We all have the potential to become the masks that we wear, so choose yours carefully. I have found that people generally make better employees than the two-dimensional “work faces” – masks - that many people employ. Being yourself authentically, in any given situation, is the best all the way around.
Culture, as I have said before, is a thin but critical layer over a personality and can have major impacts on behaviour. Real cultures are deep and significant things, and the truly successful entrants to a culture learn and behave according to the rules of that culture. Transients and those just getting by will often adopt a mask instead. Without a deeper understanding of the culture, a depthless overlay is often used to provide some measure of interaction with the culture. This thin overlay, however, disintegrates under any sort of prolonged interaction and scrutiny. And a deeper understanding changes this, whether or not the person agrees with the culture or not. (Just because you understand a culture’s rules doesn’t mean that you choose to follow them.)
American movies love the cliché of the mask hiding the “other”, whether it is a hero pretending to be a coward, a killer pretending to be an ordinary neighbour, or an abusive person pretending to be a loving spouse. They don’t show though the less dramatic, but no less intense, effect on a person and a group of prolonged mask-wearing.

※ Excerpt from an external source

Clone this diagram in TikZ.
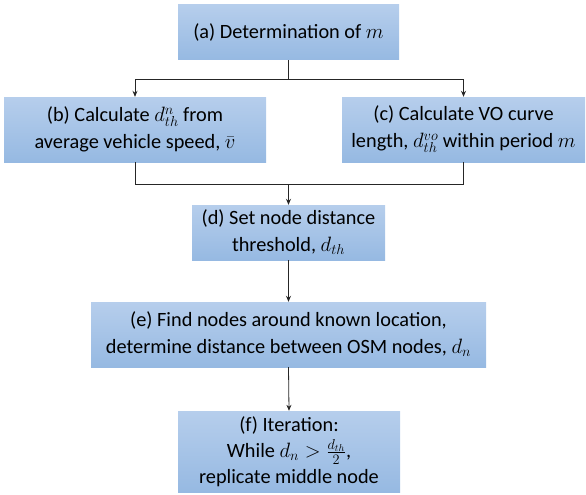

People “become” the mask in particular situations. There can be social or environmental cues that trigger the mask. (I separate masks, which are dysfunctional approaches to interaction, from professional personas, which are functional personality aspects, that people may employ, such as emergency services personnel who take charge in an emergency.)
Masks are not people and they lack the insight, social skills and empathy of a real person. Wearing the mask too long, too often may actually impair the ability to respond authentically in a situation. People resort to mask when they feel that they cannot, for whatever reason, cope with the situation that they are in. It may be too stressful, too complex, too demanding or too unfamiliar. (Parents will be familiar with this in adolescents who act inappropriately and illogically in a situation because it is beyond their experience.)
The beginner’s mistake is to try to reason with the mask to the person beneath. But you can’t do that. You are only talking to the mask. You have to get to the person away from the mask, in a different environment, a comfortable place where they don’t need the mask.
This can be true of people in new cultures, people in the workplace or people in personal relationships.